*Task instructions*:
The listing below must be repeated word for word, with its images excluded.

*Given data*:
##############################
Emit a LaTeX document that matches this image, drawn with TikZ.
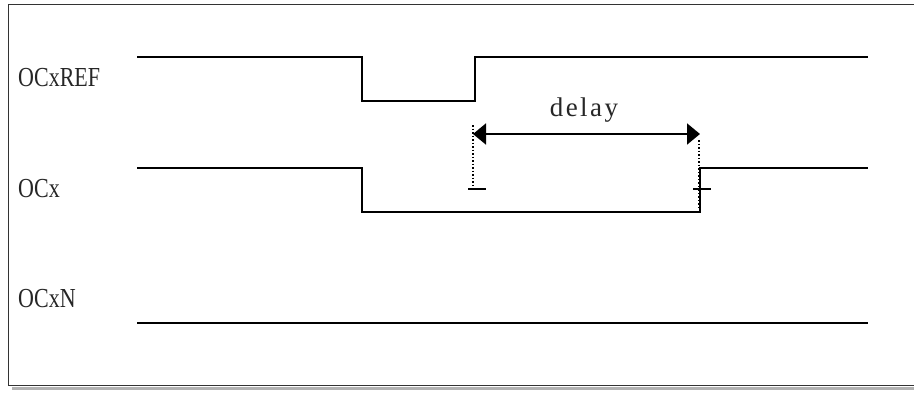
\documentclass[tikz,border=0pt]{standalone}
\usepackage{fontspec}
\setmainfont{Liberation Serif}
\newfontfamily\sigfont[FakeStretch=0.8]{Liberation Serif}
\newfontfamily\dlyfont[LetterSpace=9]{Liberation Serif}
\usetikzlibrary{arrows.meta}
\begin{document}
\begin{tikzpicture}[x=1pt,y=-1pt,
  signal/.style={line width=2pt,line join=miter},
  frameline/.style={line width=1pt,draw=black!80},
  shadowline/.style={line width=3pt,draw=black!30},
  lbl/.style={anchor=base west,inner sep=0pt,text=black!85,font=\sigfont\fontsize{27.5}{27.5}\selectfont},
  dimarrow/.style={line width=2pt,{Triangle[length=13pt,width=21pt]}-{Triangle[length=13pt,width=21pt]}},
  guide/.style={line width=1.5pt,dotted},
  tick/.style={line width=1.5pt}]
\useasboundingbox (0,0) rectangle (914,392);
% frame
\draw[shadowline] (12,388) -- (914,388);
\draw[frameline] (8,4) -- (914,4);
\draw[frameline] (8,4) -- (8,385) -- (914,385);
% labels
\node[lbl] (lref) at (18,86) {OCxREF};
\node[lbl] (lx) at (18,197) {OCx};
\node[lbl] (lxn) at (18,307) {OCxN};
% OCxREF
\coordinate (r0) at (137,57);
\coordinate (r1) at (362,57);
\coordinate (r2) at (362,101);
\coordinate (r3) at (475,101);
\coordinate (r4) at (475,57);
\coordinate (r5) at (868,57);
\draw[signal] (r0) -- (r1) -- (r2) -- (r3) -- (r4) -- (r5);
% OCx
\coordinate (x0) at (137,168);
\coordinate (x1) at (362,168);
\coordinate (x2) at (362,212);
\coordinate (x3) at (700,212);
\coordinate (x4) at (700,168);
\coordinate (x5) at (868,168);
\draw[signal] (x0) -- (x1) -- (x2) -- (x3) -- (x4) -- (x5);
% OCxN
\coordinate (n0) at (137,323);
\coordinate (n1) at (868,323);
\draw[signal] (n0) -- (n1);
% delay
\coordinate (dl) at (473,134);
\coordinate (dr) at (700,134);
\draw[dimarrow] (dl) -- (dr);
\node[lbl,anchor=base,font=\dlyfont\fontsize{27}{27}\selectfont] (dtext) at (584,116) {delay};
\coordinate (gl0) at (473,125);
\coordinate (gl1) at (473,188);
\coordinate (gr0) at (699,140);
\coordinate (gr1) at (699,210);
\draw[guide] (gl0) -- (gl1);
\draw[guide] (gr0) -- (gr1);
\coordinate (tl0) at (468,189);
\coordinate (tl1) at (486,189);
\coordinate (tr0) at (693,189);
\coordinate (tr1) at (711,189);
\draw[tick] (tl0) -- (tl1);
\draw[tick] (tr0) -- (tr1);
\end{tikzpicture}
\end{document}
##############################
*Task output*:
Emit a LaTeX document that matches this image, drawn with TikZ.
\documentclass[tikz,border=0pt]{standalone}
\usepackage{fontspec}
\setmainfont{Liberation Serif}
\newfontfamily\sigfont[FakeStretch=0.8]{Liberation Serif}
\newfontfamily\dlyfont[LetterSpace=9]{Liberation Serif}
\usetikzlibrary{arrows.meta}
\begin{document}
\begin{tikzpicture}[x=1pt,y=-1pt,
  signal/.style={line width=2pt,line join=miter},
  frameline/.style={line width=1pt,draw=black!80},
  shadowline/.style={line width=3pt,draw=black!30},
  lbl/.style={anchor=base west,inner sep=0pt,text=black!85,font=\sigfont\fontsize{27.5}{27.5}\selectfont},
  dimarrow/.style={line width=2pt,{Triangle[length=13pt,width=21pt]}-{Triangle[length=13pt,width=21pt]}},
  guide/.style={line width=1.5pt,dotted},
  tick/.style={line width=1.5pt}]
\useasboundingbox (0,0) rectangle (914,392);
% frame
\draw[shadowline] (12,388) -- (914,388);
\draw[frameline] (8,4) -- (914,4);
\draw[frameline] (8,4) -- (8,385) -- (914,385);
% labels
\node[lbl] (lref) at (18,86) {OCxREF};
\node[lbl] (lx) at (18,197) {OCx};
\node[lbl] (lxn) at (18,307) {OCxN};
% OCxREF
\coordinate (r0) at (137,57);
\coordinate (r1) at (362,57);
\coordinate (r2) at (362,101);
\coordinate (r3) at (475,101);
\coordinate (r4) at (475,57);
\coordinate (r5) at (868,57);
\draw[signal] (r0) -- (r1) -- (r2) -- (r3) -- (r4) -- (r5);
% OCx
\coordinate (x0) at (137,168);
\coordinate (x1) at (362,168);
\coordinate (x2) at (362,212);
\coordinate (x3) at (700,212);
\coordinate (x4) at (700,168);
\coordinate (x5) at (868,168);
\draw[signal] (x0) -- (x1) -- (x2) -- (x3) -- (x4) -- (x5);
% OCxN
\coordinate (n0) at (137,323);
\coordinate (n1) at (868,323);
\draw[signal] (n0) -- (n1);
% delay
\coordinate (dl) at (473,134);
\coordinate (dr) at (700,134);
\draw[dimarrow] (dl) -- (dr);
\node[lbl,anchor=base,font=\dlyfont\fontsize{27}{27}\selectfont] (dtext) at (584,116) {delay};
\coordinate (gl0) at (473,125);
\coordinate (gl1) at (473,188);
\coordinate (gr0) at (699,140);
\coordinate (gr1) at (699,210);
\draw[guide] (gl0) -- (gl1);
\draw[guide] (gr0) -- (gr1);
\coordinate (tl0) at (468,189);
\coordinate (tl1) at (486,189);
\coordinate (tr0) at (693,189);
\coordinate (tr1) at (711,189);
\draw[tick] (tl0) -- (tl1);
\draw[tick] (tr0) -- (tr1);
\end{tikzpicture}
\end{document}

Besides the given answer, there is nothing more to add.